Can we negotiate what's included in Enterprise Support, not just the price?
Yes, and this is often more valuable than rate negotiation alone. Enterprise Support scope negotiations can include: dedicated TAM with specific technical domain expertise; guaranteed TAM availability during business hours in your time zone; inclusion of specific proactive programs such as Well-Architected Reviews or Security Reviews on a defined annual cadence; Infrastructure Event Management for major launches or migrations without additional charges; and Trusted Advisor priority access. Define your support requirements in writing before negotiations — providers cannot negotiate against vague requests.
How does AWS Enterprise Support interact with EDP commitments?

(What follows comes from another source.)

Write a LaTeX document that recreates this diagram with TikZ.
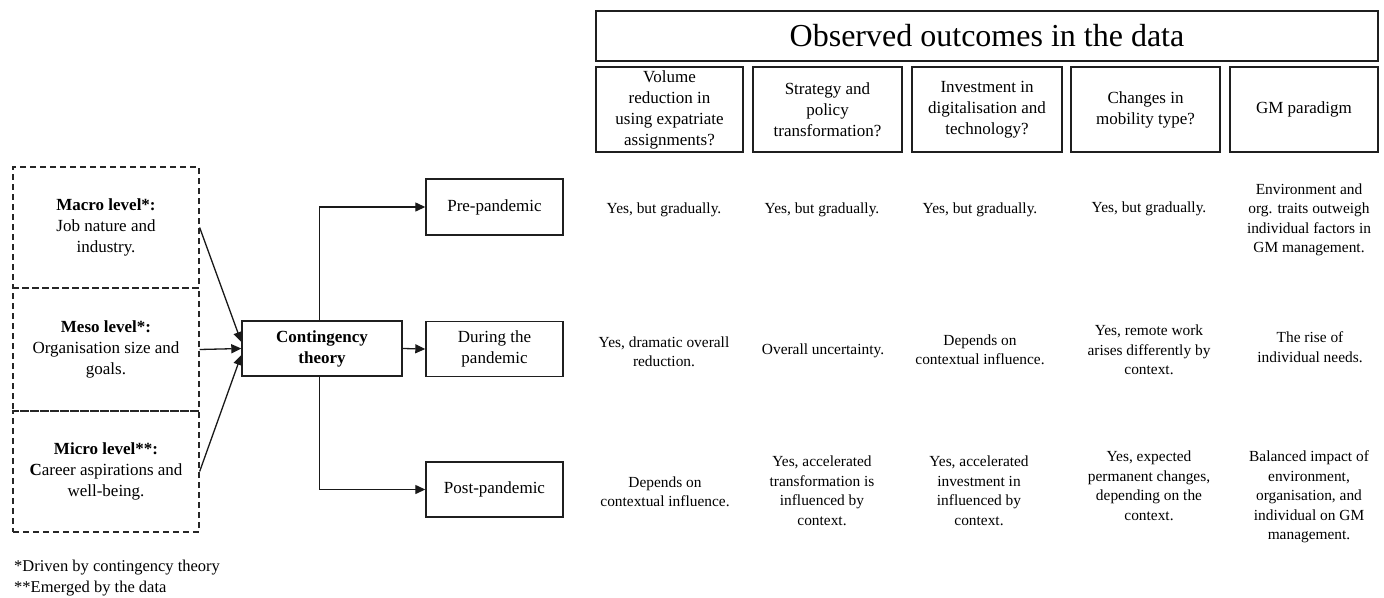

AWS Enterprise Support costs are typically calculated against your total AWS consumption — which may or may not include your EDP-committed spend depending on how the agreement is structured. In some EDP structures, support fees are calculated before EDP discounts are applied (i.e., against gross consumption). In others, support fees apply only to net spend after discounts. This structural question — what baseline does support percentage apply to? — should be explicitly negotiated during EDP discussions. Getting clarity here can save hundreds of thousands of dollars annually at enterprise scale.